7
votes

PostgreSQL can work with array subscripts starting anywhere.
Consider this example that creates an array with 3 elements with subscripts from 5 to 7:

SELECT ('[5:7]={1,2,3}'::int[]);

Returns:

[5:7]={1,2,3}

Meaning, for instance, that you get the first element with

SELECT ('[5:7]={1,2,3}'::int[])[5];

I want to normalize any given 1-dimensional array to start with array subscript 1.
The best I could come up with:

SELECT ('[5:7]={1,2,3}'::int[])[array_lower('[5:7]={1,2,3}'::int[], 1):array_upper('[5:7]={1,2,3}'::int[], 1)]

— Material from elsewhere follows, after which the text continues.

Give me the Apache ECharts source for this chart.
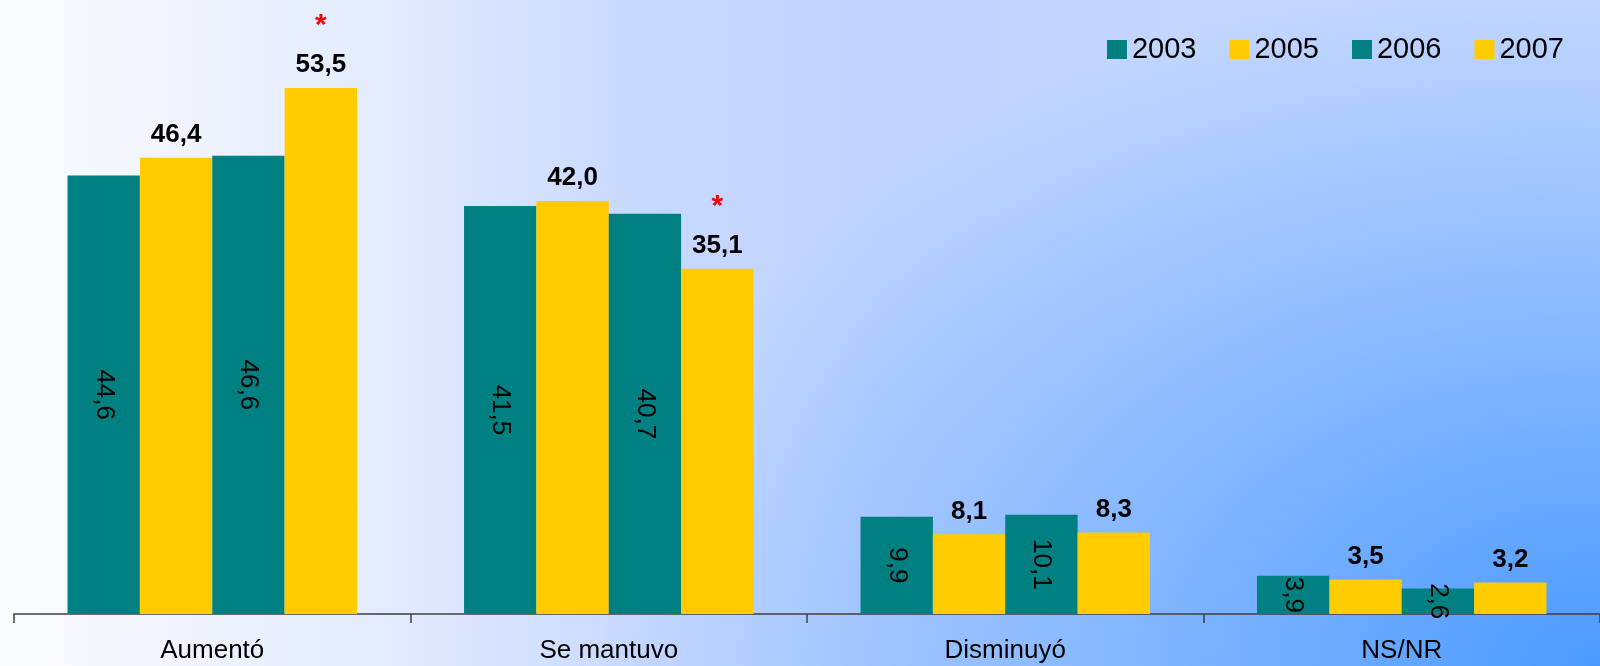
<!DOCTYPE html>
<html>
<head>
<meta charset="utf-8">
<script src="https://cdn.jsdelivr.net/npm/echarts@6/dist/echarts.min.js"></script>
<style>
html,body{margin:0;padding:0;width:1600px;height:666px;overflow:hidden;}
#chart{width:1600px;height:666px;
background:
 radial-gradient(ellipse 1000px 700px at 100% 100%, rgba(74,154,255,1) 0%, rgba(74,154,255,0) 100%),
 linear-gradient(to right, #fafcff 0%, #e2eafd 25%, #c8d9ff 40%, #c0d4ff 55%, #c8d9ff 100%);
}
</style>
</head>
<body>
<div id="chart"></div>
<script>
const categories = ['Aumentó', 'Se mantuvo', 'Disminuyó', 'NS/NR'];
const seriesNames = ['2003', '2005', '2006', '2007'];
const v2003 = [44.6, 41.5, 9.9, 3.9];
const v2005 = [46.4, 42.0, 8.1, 3.5];
const v2006 = [46.6, 40.7, 10.1, 2.6];
const v2007 = [53.5, 35.1, 8.3, 3.2];
const starred2007 = [true, true, false, false];

const TEAL = '#008080';
const YELLOW = '#ffcc00';
const FONT = '"Liberation Sans", Arial, Helvetica, sans-serif';
const fmt = v => v.toFixed(1).replace('.', ',');

function insideLabel() {
  return {
    show: true, position: 'inside', rotate: -90,
    fontFamily: FONT, fontSize: 26, color: '#000',
    formatter: p => fmt(p.value)
  };
}
function topLabel(stars) {
  return {
    show: true, position: 'top', distance: 9,
    fontFamily: FONT, fontSize: 26, fontWeight: 'bold', color: '#000',
    formatter: p => (stars && stars[p.dataIndex]) ? '{s|*}\n{v|' + fmt(p.value) + '}' : '{v|' + fmt(p.value) + '}',
    rich: {
      v: { fontFamily: FONT, fontSize: 26, fontWeight: 'bold', color: '#000', lineHeight: 28 },
      s: { fontFamily: FONT, fontSize: 30, fontWeight: 'bold', color: '#ff0000', lineHeight: 50 }
    }
  };
}

const chart = echarts.init(document.getElementById('chart'));
chart.setOption({
  backgroundColor: 'transparent',
  animation: false,
  textStyle: { fontFamily: FONT },
  legend: {
    data: seriesNames,
    right: 31, top: 30,
    icon: 'rect', itemWidth: 20, itemHeight: 19, itemGap: 33,
    textStyle: { fontFamily: FONT, fontSize: 29, color: '#000' }
  },
  grid: { left: 14, top: 24, width: 1592, height: 590, containLabel: false },
  xAxis: {
    type: 'category', data: categories,
    axisLine: { lineStyle: { color: '#404040', width: 1.5 } },
    axisTick: { show: true, length: 9, lineStyle: { color: '#404040', width: 1.5 } },
    axisLabel: { fontFamily: FONT, fontSize: 26, color: '#000', margin: 24 }
  },
  yAxis: { type: 'value', min: 0, max: 60, show: false, splitLine: { show: false } },
  series: [
    { name: '2003', type: 'bar', data: v2003, itemStyle: { color: TEAL }, barGap: '0%', barCategoryGap: '27%', label: insideLabel() },
    { name: '2005', type: 'bar', data: v2005, itemStyle: { color: YELLOW }, label: topLabel(null) },
    { name: '2006', type: 'bar', data: v2006, itemStyle: { color: TEAL }, label: insideLabel() },
    { name: '2007', type: 'bar', data: v2007, itemStyle: { color: YELLOW }, label: topLabel(starred2007) }
  ]
});
</script>
</body>
</html>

Or, the same, easier the read:

WITH x(a) AS (
    SELECT '[5:7]={1,2,3}'::int[]
    )
SELECT a[array_lower(a, 1):array_upper(a, 1)]
FROM   x

Do you know a simpler / faster or at least more elegant way?


Benchmark

For the purpose of testing performance I whipped up this quick benchmark.
Table with 100k rows, simple integer array of random length between 1 an 11:

CREATE TEMP TABLE t (a int[]);
INSERT INTO t -- now with actually varying subscripts
SELECT ('[' || g%10 || ':' || 2*(g%10) || ']={1'
            || repeat(','||g::text, g%10) || '}')::int[]
FROM   generate_series(1,100000) g;

EXPLAIN ANALYZE
SELECT 
       substring(a::text, '{.*$')::int[]       -- Total runtime: 949.304 ms
--     a[-2147483648:2147483647]               -- Total runtime: 283.877 ms
--     a[array_lower(a, 1):array_upper(a, 1)]  -- Total runtime: 311.545 ms
FROM   t

So, yes, @Daniel's idea is slightly faster.
@Kevin's text conversion works, too, but doesn't earn many points.

Any other ideas?

3
Slicing (as @DanielVérité suggested) was the first thing that came to mind for me. Of course you could get the fastest transformation by writing a C function, although it might be pretty close to the slicing timing. The only other alternative that comes to mind would be to cast the array to text, parse out the substring to the right of the =, and cast that back to an array of the right type. And I'm pretty sure that's uglier and more fragile than the slicing. - kgrittn
Erwin has posted the newer, more elegant solution for newer versions. But... for anyone playing with code here (for learning purposes only), some code posted here doesn't run (anymore... if it ever did) as provided. Edit queue is full, so I'll provide corrections here over several comments, for easier reading. What's missing is a set of parentheses around a few key values. At least, that's my experience, running these queries in dbeaver. - Wellspring
SELECT ('[5:7]={1,2,3}'::int[])[(array_lower('[5:7]={1,2,3}'::int[], 1)):(array_upper('[5:7]={1,2,3}'::int[], 1))] - Wellspring
WITH x(a) AS ( SELECT '[5:7]={1,2,3}'::int[] ) SELECT a[((array_lower(a, 1))):((array_upper(a, 1)))] FROM x - Wellspring

3 Answers

6
votes

There is a simpler method that is ugly, but I believe technically correct: extract the largest possible slice out of the array, as opposed to the exact slice with computed bounds. It avoids the two function calls.

Example:

select ('[5:7]={1,2,3}'::int[])[-2147483648:2147483647];

results in:

  int4   
---------
 {1,2,3}
5
votes

Eventually, something more elegant popped up with Postgres 9.6. The manual:

It is possible to omit the lower-bound and/or upper-bound of a slice specifier; the missing bound is replaced by the lower or upper limit of the array's subscripts. For example:

So it's simple now:

SELECT my_arr[:];

With my example array literal you need enclosing parentheses to make the syntax unambiguous::

SELECT ('[5:7]={1,2,3}'::int[])[:];

About the same performance as Daniel's solution with hard-coded max array subscripts - which is still the way to go with Postgres 9.5 or earlier.

3
votes

Not sure if this is already covered, but:

SELECT array_agg(v) FROM unnest('[5:7]={1,2,3}'::int[]) AS a(v);

To test performance I had to add id column on the test table. Slow.